Die Forschenden geben zu bedenken: Die meisten Studien fanden im Labor statt und waren sehr ähnlich aufgebaut. Man weiß deshalb nicht, wie stark sich die Ergebnisse auf die echte Welt übertragen lassen. Sie können auch nicht sagen, ob sich die Ergebnisse auf nicht-westliche Gesellschaften übertragen lassen.
Welchen Alltagsbezug sehen die Forschenden in der Übersichtsarbeit?

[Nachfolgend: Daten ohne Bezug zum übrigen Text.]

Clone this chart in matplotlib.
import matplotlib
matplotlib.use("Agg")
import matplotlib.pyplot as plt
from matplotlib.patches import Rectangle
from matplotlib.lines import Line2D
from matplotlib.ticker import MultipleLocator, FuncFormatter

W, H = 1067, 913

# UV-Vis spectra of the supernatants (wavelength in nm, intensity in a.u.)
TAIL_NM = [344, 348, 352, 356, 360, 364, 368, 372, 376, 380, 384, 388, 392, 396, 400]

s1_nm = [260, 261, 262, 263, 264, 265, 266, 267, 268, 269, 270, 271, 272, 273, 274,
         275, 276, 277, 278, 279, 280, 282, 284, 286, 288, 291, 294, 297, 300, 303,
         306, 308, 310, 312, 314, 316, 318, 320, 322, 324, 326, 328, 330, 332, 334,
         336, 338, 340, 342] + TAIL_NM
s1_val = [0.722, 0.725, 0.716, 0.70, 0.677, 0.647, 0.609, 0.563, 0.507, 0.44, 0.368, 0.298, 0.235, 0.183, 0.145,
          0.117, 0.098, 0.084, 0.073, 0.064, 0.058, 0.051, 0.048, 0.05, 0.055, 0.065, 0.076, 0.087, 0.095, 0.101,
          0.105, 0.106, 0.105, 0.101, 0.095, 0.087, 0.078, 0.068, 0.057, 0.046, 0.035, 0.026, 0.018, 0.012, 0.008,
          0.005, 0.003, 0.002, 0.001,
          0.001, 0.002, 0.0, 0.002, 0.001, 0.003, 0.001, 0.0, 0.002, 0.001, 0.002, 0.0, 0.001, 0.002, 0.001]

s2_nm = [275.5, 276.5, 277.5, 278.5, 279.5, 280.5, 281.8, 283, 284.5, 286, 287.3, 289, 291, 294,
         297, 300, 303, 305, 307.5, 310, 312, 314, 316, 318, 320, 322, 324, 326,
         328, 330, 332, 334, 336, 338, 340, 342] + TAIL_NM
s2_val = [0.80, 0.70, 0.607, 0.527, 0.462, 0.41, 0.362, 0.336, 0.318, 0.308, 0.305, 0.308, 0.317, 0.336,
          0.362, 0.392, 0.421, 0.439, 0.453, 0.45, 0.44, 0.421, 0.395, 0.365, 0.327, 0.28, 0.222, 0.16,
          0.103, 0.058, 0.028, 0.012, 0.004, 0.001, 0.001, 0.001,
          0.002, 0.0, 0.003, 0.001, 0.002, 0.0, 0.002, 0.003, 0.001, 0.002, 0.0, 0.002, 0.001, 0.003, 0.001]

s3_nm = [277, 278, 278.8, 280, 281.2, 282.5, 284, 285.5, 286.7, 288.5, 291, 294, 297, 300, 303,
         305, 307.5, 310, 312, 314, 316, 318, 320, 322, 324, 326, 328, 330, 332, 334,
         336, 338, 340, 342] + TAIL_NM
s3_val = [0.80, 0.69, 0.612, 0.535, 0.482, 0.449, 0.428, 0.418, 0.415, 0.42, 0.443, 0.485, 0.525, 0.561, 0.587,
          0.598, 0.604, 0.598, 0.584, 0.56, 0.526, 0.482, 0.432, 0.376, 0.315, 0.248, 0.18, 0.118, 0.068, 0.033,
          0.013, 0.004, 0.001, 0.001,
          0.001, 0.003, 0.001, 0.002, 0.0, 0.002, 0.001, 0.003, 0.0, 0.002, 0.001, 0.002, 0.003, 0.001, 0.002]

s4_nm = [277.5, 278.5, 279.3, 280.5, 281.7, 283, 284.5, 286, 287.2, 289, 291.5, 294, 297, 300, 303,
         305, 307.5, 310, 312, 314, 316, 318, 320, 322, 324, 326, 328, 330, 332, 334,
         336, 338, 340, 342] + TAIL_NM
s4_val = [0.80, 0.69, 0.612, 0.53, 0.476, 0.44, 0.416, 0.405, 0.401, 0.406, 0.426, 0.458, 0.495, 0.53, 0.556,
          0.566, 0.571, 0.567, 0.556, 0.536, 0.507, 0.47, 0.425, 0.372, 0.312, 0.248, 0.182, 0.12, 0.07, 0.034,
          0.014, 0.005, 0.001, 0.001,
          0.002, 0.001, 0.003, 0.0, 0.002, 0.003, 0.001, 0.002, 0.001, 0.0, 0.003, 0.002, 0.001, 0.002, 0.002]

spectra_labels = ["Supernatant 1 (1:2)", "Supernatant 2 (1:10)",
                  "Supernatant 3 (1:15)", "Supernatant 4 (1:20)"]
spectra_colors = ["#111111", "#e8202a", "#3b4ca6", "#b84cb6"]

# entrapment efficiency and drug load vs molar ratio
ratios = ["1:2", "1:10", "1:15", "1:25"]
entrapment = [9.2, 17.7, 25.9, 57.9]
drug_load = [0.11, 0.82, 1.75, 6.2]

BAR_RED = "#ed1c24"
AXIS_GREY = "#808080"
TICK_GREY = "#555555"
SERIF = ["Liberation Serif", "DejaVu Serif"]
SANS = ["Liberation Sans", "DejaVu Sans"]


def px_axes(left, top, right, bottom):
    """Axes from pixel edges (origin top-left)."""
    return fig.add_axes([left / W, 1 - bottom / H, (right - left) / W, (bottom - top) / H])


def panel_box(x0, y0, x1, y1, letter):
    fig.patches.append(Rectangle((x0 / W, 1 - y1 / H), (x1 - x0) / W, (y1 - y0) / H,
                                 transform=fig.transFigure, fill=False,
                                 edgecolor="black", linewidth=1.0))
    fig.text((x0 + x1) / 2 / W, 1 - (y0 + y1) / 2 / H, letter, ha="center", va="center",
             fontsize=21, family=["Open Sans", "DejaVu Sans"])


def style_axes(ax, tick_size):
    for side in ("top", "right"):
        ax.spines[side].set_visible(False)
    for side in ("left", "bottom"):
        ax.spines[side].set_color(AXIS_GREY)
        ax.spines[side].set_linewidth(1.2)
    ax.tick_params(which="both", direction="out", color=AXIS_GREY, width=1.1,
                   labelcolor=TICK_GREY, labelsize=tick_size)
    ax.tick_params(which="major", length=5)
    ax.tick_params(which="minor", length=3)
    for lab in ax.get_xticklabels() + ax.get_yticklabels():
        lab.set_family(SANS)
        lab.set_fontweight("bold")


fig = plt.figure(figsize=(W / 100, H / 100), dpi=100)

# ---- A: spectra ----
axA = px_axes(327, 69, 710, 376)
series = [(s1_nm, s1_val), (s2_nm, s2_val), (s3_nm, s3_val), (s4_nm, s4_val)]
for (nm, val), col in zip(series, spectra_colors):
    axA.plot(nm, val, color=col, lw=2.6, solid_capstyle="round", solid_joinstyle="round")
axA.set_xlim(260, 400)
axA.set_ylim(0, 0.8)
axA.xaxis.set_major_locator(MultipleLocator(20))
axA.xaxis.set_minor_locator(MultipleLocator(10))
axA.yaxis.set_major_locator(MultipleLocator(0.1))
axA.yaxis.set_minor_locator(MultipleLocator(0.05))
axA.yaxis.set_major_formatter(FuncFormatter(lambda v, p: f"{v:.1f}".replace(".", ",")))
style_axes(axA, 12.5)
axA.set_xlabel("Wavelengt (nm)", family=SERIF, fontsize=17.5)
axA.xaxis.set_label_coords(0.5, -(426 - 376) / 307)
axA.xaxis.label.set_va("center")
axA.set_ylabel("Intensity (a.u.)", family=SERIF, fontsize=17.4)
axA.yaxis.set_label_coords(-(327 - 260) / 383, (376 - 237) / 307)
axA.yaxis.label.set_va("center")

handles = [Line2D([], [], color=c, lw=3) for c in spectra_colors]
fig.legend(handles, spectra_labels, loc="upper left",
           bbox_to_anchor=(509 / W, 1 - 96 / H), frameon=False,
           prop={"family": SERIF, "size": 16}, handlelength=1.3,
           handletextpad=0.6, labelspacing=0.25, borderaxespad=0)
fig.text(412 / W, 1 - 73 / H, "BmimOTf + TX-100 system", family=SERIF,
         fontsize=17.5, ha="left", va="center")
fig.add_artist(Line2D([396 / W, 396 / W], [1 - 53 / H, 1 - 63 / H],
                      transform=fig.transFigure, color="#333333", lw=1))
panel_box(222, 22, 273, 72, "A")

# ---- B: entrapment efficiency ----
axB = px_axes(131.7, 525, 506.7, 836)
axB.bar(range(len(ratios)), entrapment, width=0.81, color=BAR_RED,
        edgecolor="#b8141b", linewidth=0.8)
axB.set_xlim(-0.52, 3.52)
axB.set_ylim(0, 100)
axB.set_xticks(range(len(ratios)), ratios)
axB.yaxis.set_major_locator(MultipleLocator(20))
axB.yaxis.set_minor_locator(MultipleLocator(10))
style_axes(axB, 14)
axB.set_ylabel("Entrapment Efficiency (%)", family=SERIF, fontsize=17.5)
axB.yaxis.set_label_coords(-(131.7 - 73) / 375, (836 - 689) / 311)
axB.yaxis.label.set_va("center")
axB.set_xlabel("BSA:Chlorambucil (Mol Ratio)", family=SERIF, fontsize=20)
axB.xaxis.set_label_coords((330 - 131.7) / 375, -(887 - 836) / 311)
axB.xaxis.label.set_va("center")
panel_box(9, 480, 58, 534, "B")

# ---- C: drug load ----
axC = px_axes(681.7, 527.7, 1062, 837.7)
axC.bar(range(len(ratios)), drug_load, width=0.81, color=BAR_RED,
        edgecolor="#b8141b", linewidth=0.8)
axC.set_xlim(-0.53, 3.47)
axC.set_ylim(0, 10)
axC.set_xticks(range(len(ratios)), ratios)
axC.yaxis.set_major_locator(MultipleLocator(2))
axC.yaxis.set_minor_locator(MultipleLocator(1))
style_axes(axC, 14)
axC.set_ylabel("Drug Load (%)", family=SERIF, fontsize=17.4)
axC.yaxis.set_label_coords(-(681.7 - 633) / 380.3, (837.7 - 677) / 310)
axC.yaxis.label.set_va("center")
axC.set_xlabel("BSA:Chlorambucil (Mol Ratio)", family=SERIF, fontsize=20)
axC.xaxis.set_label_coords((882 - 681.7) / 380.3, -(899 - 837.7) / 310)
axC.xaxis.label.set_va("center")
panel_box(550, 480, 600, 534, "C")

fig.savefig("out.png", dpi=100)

Die Forschenden vermuten, dass es selbstloses Verhalten fördert, wenn Menschen umfassend über die Folgen ihrer Handlungen informiert sind. Ihre Ergebnisse legen nahe, dass manche Menschen sich absichtlich nicht informieren, um eigennützig handeln zu können. Sie schlagen vor, dass die Gesetzgebung positives Verhalten belohnen oder Steuern auf schädliches Verhalten erheben könnte, anstatt nur auf die Moral Einzelner zu setzen.
Was ist noch zu beachten?
Wer hat die Übersichtsarbeit finanziert?
Die Übersichtsarbeit wurde durch verschiedene Organisationen zur Förderung von Forschung und Wissenschaft der Europäischen Union und der Niederlande finanziert.
Berichten die Forschenden in der Übersichtsarbeit eigene Interessenkonflikte?
Die Forschenden berichten, dass keine Interessenkonflikte bei ihnen vorliegen.